* Begin *

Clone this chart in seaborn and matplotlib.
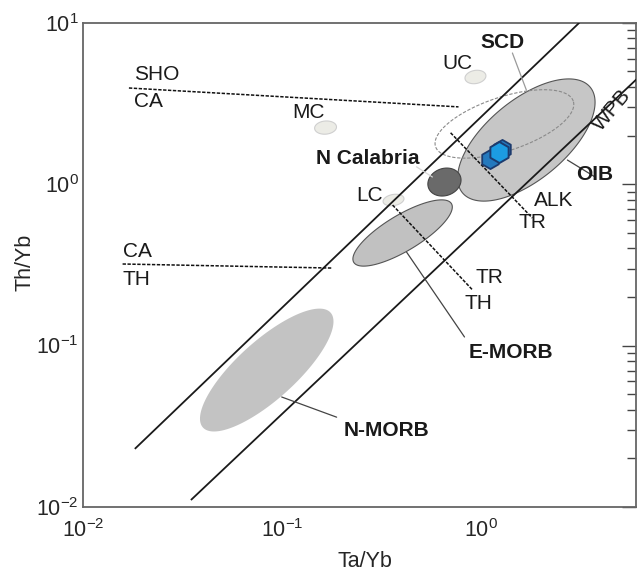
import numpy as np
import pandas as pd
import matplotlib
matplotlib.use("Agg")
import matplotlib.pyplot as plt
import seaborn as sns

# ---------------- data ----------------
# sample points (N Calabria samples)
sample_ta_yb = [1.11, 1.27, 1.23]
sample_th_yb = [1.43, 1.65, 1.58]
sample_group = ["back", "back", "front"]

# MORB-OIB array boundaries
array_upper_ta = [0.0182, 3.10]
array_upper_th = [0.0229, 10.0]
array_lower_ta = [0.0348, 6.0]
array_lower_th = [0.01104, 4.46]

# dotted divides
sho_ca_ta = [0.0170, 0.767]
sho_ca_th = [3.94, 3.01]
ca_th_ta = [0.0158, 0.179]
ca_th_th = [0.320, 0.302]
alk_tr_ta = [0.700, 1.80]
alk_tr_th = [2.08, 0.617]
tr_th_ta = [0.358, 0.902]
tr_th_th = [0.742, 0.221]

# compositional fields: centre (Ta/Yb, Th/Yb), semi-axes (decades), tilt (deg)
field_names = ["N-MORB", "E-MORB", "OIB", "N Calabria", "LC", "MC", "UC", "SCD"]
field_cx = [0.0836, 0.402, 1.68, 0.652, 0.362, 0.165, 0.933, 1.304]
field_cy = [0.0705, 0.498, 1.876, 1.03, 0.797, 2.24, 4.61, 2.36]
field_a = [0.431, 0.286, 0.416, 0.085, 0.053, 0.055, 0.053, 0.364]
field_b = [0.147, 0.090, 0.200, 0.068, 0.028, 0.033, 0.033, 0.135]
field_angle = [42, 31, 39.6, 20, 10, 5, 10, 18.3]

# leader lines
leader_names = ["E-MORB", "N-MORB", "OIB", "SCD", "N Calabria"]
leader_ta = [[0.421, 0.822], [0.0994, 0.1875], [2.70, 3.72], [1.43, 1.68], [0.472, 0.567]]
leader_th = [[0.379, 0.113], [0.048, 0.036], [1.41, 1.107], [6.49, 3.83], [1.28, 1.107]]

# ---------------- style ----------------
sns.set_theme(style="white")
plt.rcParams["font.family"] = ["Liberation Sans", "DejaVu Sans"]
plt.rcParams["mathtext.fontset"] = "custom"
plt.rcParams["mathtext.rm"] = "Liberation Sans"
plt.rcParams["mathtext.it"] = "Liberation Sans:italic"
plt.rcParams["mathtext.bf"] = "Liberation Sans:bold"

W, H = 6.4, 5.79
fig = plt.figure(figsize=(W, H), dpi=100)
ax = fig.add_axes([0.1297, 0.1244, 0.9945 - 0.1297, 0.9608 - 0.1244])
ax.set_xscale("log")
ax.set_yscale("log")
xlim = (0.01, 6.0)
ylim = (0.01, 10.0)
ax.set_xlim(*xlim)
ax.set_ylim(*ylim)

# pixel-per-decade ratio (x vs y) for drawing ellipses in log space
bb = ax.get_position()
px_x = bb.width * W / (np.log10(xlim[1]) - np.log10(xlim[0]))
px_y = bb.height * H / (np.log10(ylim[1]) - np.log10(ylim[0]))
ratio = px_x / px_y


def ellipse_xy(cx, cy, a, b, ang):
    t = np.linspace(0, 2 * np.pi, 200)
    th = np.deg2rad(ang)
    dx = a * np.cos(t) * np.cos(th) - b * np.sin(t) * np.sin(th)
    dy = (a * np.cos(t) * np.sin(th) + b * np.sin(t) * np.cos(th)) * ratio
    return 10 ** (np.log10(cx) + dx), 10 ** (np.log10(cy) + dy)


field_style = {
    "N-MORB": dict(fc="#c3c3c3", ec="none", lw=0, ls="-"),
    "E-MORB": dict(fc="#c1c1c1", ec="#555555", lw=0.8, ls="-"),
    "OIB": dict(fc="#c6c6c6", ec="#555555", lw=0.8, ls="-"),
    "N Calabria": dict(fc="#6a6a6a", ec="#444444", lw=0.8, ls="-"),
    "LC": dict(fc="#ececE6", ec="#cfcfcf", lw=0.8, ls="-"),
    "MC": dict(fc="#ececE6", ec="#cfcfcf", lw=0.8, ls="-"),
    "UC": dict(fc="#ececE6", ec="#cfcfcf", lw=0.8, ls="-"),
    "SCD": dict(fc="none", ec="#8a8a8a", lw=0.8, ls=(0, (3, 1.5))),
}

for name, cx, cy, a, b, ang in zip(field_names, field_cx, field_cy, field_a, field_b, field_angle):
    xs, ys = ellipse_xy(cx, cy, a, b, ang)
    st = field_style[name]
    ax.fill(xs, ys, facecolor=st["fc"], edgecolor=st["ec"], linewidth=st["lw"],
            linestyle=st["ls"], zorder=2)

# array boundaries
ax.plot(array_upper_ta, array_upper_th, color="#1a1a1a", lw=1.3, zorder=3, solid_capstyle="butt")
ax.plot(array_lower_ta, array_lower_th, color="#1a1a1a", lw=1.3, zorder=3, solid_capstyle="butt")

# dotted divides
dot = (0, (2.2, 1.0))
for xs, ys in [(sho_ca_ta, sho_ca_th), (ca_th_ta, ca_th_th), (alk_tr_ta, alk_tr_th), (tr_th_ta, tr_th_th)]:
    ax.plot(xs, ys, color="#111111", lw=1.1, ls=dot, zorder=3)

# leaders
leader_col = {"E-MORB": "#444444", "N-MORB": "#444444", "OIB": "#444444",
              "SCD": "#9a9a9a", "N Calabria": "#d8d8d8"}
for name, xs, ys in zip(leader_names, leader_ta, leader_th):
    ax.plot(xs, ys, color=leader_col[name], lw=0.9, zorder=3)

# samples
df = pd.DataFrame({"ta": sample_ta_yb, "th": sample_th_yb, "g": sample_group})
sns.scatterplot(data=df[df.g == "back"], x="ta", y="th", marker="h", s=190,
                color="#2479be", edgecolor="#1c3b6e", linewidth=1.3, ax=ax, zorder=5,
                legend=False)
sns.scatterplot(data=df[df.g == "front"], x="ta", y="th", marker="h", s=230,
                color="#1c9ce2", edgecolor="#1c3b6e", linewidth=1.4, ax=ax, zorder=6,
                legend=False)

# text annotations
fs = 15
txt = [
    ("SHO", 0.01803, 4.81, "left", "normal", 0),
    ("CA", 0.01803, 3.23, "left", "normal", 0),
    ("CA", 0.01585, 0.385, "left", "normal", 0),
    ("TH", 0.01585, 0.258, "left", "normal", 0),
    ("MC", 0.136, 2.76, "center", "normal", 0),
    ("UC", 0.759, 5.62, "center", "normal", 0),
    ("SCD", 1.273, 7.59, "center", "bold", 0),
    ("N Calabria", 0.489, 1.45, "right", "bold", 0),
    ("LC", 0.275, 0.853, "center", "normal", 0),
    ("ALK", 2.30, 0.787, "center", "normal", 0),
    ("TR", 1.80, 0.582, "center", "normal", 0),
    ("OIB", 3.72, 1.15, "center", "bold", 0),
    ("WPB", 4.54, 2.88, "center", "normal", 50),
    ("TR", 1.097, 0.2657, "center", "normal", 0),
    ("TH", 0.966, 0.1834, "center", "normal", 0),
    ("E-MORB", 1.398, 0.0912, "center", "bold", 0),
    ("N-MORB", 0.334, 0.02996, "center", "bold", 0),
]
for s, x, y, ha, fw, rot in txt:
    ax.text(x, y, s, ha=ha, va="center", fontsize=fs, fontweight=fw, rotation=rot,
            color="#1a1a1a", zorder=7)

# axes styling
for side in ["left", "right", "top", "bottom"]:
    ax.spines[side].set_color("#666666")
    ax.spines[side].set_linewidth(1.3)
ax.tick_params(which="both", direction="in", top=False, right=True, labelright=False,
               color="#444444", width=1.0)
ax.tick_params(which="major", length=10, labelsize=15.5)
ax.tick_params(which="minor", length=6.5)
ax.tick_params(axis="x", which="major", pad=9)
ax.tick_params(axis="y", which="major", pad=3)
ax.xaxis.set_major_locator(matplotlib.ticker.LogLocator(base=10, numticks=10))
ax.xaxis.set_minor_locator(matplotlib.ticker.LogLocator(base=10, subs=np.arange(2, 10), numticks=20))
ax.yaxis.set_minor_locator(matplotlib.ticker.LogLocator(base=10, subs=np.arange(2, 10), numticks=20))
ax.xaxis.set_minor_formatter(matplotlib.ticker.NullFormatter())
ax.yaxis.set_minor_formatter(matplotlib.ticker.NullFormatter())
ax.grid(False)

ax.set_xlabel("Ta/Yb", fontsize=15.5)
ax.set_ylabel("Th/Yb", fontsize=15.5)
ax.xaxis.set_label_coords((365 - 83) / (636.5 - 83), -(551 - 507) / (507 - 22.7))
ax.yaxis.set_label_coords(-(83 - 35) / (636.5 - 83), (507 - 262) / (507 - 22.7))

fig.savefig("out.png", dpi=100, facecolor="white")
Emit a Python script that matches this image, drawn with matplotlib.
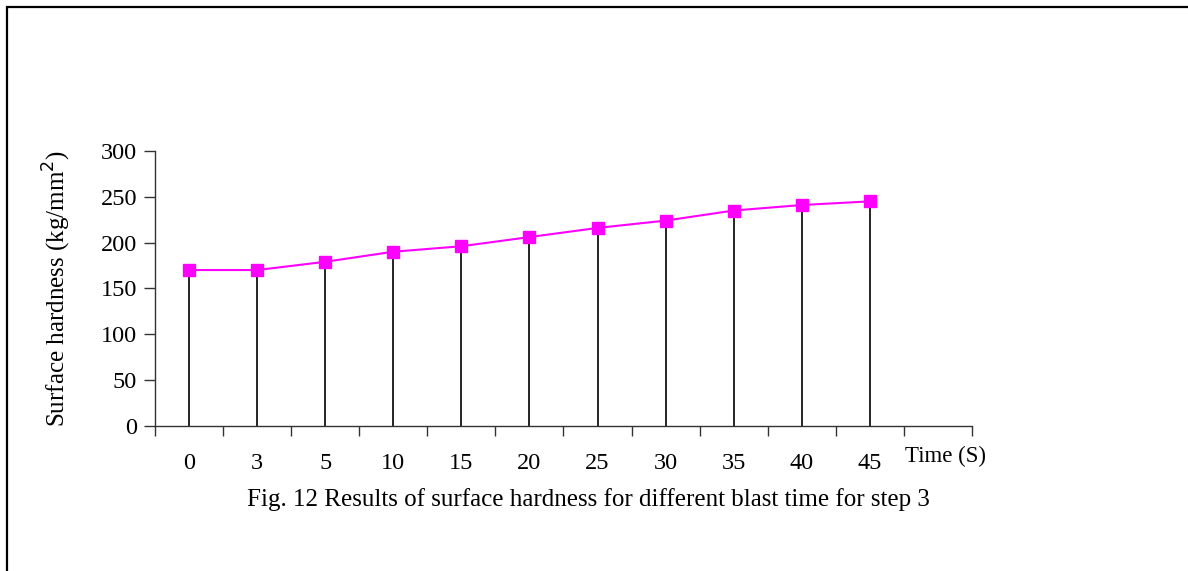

* End *

What the exercise asks: Copy exactly the lines running from the beginning of the listing through the line that has "import seaborn as sns". Drop the pictures.

Task answer:
Clone this chart in seaborn and matplotlib.
import numpy as np
import pandas as pd
import matplotlib
matplotlib.use("Agg")
import matplotlib.pyplot as plt
import seaborn as sns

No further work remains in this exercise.